You can create video e-cards through the online tools shown below. They are simple to use and give you space to be creative. Add yourself or the whole team, a funny or a serious picture and of course a jolly message at the end for your audience for a customized touch.

 
Websites such as JibJab and Elf yourself  always create merry and jolly viewing content that are ideal for your holiday emails. With multiple video layouts to choose from the possibilities are endless.
 

Once your video is finished, create a holiday themed email using the Template Tool. To add your new video e-card drag in a call to action button with your video link attached. We recommend  including a picture from the video to entice your fans to click through. Customize by adding in a special holiday email header using an online design tool such as Canva.

Bring it all together by including copy that wishes your viewers a happy holiday season. You can include your favorite moments from the video, a special message to your fans or just a simple holiday greeting.

Also don’t forget to ask your fans to share the video on social media.

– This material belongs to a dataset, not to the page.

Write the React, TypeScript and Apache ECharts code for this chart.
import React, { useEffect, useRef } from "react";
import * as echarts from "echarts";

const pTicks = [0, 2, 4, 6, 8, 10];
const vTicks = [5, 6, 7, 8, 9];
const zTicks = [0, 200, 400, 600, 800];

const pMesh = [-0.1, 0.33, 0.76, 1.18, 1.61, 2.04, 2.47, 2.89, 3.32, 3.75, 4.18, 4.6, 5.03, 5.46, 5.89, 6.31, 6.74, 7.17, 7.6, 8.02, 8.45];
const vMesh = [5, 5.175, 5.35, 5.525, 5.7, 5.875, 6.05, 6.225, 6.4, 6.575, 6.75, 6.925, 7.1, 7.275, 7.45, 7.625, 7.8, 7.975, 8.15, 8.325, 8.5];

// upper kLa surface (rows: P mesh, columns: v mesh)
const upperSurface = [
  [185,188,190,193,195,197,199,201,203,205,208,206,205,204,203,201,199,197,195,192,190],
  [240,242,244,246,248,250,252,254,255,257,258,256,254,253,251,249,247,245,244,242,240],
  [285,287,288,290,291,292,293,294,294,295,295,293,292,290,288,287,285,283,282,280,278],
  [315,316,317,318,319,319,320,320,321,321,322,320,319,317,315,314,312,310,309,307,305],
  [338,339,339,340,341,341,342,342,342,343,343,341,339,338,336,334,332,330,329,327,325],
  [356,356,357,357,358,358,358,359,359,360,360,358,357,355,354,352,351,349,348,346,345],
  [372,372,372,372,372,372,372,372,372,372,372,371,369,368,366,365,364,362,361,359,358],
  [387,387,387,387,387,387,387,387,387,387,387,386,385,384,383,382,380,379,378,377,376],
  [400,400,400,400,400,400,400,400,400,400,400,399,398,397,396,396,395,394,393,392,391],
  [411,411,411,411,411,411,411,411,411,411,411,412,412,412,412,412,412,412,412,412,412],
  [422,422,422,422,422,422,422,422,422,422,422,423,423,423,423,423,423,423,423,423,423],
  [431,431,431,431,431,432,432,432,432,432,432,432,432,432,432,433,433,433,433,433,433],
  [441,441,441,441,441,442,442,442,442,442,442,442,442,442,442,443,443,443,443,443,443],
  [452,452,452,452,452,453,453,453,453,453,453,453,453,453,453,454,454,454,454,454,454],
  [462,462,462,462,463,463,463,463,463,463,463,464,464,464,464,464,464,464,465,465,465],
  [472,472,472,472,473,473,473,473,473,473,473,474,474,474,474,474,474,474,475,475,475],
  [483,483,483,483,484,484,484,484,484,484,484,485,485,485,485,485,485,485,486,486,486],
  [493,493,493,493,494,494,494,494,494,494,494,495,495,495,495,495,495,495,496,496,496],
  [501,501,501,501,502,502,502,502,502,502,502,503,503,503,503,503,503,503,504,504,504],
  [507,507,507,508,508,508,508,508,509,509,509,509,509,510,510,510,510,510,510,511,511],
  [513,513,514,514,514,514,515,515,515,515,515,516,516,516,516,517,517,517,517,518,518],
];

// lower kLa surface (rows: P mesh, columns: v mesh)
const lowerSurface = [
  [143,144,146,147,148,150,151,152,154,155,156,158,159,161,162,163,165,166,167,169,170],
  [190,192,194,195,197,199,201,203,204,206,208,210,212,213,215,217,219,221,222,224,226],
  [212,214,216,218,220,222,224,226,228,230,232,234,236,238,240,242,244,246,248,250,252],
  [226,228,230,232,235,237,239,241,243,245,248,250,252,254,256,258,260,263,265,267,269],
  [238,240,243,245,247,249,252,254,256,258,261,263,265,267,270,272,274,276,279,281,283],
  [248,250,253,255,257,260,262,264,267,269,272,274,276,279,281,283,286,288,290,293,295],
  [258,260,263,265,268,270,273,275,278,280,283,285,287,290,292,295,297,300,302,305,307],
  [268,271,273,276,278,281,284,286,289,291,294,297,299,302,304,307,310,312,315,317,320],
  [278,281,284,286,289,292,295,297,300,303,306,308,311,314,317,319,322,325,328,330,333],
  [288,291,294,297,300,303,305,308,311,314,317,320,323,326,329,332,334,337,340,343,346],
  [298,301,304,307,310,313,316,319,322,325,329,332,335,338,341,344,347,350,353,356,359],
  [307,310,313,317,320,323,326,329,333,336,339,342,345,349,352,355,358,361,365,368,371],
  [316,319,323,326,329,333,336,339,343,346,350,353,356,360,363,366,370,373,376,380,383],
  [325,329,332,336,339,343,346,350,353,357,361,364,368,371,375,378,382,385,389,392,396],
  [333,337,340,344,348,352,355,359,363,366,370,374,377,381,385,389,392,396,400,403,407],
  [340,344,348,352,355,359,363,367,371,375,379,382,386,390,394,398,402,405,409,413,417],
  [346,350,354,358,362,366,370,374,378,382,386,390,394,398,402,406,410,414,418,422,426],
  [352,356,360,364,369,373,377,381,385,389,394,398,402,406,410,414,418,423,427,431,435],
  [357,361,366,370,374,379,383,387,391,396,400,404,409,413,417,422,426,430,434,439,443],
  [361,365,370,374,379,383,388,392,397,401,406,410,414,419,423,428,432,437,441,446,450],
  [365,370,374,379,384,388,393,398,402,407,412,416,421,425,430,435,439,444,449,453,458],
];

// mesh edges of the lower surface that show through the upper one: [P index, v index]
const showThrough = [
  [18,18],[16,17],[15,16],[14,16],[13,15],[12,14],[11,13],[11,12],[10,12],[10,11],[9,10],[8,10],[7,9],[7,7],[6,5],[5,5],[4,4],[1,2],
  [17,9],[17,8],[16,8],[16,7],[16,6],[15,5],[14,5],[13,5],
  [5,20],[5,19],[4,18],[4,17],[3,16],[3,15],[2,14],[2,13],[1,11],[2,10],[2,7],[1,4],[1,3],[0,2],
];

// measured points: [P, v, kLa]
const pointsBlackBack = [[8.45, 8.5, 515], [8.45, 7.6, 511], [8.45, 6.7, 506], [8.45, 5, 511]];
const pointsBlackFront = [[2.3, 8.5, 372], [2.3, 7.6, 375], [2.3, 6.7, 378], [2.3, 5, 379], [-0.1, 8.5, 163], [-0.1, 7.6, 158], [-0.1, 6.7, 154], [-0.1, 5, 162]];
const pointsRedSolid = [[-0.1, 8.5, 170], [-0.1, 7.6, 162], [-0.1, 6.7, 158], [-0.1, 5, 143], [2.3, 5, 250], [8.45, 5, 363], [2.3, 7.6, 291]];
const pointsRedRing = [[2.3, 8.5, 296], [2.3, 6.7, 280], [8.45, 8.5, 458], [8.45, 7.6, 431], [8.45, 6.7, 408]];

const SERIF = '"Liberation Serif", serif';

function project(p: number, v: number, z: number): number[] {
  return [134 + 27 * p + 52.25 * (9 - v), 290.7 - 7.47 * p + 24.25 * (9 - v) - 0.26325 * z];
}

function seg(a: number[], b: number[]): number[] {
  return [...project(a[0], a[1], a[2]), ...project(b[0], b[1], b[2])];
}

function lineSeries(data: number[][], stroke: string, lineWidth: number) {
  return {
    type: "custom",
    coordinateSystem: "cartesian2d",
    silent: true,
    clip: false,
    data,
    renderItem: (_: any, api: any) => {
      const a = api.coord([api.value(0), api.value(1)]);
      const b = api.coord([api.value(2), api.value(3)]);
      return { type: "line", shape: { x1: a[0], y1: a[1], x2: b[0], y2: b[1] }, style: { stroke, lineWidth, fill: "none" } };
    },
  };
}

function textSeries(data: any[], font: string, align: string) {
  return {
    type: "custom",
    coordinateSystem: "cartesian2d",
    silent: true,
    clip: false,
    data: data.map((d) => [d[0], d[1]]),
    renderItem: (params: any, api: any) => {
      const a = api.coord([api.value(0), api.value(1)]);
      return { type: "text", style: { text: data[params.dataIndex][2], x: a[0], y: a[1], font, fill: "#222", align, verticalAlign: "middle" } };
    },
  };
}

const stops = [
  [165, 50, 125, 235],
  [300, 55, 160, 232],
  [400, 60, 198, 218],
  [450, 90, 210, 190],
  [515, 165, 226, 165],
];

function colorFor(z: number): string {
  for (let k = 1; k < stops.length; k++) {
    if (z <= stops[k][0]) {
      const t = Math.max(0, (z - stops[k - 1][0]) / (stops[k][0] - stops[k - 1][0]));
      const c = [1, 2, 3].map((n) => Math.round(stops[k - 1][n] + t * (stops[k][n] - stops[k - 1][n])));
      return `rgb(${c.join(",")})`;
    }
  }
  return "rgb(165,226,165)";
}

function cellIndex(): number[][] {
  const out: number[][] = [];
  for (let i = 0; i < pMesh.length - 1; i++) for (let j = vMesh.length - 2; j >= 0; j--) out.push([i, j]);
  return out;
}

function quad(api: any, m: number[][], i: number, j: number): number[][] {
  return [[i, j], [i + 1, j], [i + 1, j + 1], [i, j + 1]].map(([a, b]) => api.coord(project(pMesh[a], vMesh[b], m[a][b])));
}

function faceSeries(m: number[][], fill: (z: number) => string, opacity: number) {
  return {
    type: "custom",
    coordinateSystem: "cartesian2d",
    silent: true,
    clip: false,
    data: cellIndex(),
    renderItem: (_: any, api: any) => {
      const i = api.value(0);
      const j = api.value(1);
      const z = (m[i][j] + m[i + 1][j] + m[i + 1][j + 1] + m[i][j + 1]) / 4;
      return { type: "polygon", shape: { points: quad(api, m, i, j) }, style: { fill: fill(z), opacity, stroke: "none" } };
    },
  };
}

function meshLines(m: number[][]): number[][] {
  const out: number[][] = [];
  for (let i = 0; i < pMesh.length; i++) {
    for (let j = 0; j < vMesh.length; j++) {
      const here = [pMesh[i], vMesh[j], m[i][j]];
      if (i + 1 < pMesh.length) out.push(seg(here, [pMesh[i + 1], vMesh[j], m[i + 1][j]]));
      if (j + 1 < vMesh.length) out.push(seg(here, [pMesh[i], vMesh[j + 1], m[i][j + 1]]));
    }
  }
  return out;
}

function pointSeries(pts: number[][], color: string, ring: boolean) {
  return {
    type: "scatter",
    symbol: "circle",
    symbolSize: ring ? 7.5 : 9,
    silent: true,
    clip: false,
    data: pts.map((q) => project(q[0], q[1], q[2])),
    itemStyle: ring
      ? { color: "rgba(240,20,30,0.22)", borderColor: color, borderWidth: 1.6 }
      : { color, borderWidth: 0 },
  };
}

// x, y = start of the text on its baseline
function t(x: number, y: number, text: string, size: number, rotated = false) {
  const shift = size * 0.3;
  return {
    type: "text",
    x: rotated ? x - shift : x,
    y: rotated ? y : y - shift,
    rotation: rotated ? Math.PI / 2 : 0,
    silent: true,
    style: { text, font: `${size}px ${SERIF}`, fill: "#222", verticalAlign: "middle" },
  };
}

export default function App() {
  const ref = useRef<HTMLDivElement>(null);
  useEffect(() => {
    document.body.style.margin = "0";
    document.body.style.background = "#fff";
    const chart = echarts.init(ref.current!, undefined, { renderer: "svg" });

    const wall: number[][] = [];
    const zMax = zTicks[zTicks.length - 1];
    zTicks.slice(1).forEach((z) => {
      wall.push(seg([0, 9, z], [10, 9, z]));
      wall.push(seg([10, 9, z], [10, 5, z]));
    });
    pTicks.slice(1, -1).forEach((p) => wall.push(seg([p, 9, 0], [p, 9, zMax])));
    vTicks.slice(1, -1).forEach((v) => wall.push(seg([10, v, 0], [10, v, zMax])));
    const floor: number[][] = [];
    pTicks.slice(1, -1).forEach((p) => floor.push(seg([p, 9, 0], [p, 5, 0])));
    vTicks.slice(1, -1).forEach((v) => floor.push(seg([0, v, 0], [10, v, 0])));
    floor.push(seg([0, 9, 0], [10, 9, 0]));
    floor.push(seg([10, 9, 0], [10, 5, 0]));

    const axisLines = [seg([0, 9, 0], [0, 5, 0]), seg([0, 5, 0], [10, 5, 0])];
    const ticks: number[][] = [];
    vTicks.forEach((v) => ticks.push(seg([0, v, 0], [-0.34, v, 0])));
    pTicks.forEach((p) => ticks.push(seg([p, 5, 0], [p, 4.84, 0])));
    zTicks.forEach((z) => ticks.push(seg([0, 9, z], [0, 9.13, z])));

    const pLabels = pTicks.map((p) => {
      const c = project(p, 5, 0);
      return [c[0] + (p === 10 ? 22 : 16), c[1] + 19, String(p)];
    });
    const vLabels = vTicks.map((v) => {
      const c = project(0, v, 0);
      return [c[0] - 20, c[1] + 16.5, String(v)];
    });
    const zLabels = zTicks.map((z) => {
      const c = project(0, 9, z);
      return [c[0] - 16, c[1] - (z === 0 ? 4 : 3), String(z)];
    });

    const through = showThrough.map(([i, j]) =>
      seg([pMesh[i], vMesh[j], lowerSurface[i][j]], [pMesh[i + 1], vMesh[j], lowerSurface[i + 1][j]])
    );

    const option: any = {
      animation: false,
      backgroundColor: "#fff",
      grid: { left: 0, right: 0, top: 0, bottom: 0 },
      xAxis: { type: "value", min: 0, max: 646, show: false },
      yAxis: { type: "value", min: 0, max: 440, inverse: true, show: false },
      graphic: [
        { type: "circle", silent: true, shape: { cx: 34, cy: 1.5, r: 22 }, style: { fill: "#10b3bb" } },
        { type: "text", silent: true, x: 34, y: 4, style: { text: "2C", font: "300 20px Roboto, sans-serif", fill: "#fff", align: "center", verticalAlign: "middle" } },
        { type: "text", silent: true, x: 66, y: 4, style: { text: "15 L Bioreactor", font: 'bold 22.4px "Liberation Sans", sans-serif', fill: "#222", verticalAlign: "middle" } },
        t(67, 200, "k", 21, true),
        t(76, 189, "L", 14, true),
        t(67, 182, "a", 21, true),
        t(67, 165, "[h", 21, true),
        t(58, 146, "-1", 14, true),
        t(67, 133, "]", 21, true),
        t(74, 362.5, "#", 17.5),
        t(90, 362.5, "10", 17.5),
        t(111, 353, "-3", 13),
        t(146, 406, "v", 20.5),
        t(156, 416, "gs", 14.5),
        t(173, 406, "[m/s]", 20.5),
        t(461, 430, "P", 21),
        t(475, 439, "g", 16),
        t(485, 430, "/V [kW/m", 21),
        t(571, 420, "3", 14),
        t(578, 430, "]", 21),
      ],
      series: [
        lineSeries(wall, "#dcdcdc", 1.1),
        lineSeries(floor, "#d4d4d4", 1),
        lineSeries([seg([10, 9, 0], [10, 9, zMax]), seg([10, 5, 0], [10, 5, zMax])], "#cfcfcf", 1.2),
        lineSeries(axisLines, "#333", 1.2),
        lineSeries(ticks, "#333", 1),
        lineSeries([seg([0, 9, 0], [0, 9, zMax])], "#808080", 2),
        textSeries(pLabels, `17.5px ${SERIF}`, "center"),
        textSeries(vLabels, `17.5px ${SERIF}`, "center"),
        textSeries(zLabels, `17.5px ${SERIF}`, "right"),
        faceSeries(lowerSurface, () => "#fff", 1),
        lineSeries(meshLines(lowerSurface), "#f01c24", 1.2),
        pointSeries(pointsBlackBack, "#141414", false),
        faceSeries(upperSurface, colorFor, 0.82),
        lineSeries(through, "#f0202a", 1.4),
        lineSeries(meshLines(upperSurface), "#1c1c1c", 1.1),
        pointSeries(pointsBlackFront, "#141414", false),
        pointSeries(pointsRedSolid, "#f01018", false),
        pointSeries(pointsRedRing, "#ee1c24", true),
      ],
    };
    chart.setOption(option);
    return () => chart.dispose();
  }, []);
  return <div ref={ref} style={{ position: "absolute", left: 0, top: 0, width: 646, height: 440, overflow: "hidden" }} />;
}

When sharing make sure to mention what to include with the following to get maximum coverage:

  • A Creative Hashtag That Connects To You

  • Link To The Video

  • Your Social Media Handle

 
Lastly, add a signature with your name to give the email a personal touch.
 

Video-E-card2Video-E-card2

 
Creative and fun holiday video content is a great way to separate your email from the rest this season. These online tools make it easy and usually create a lot of laughter. So get creating and wish your subscribers a Happy Holidays!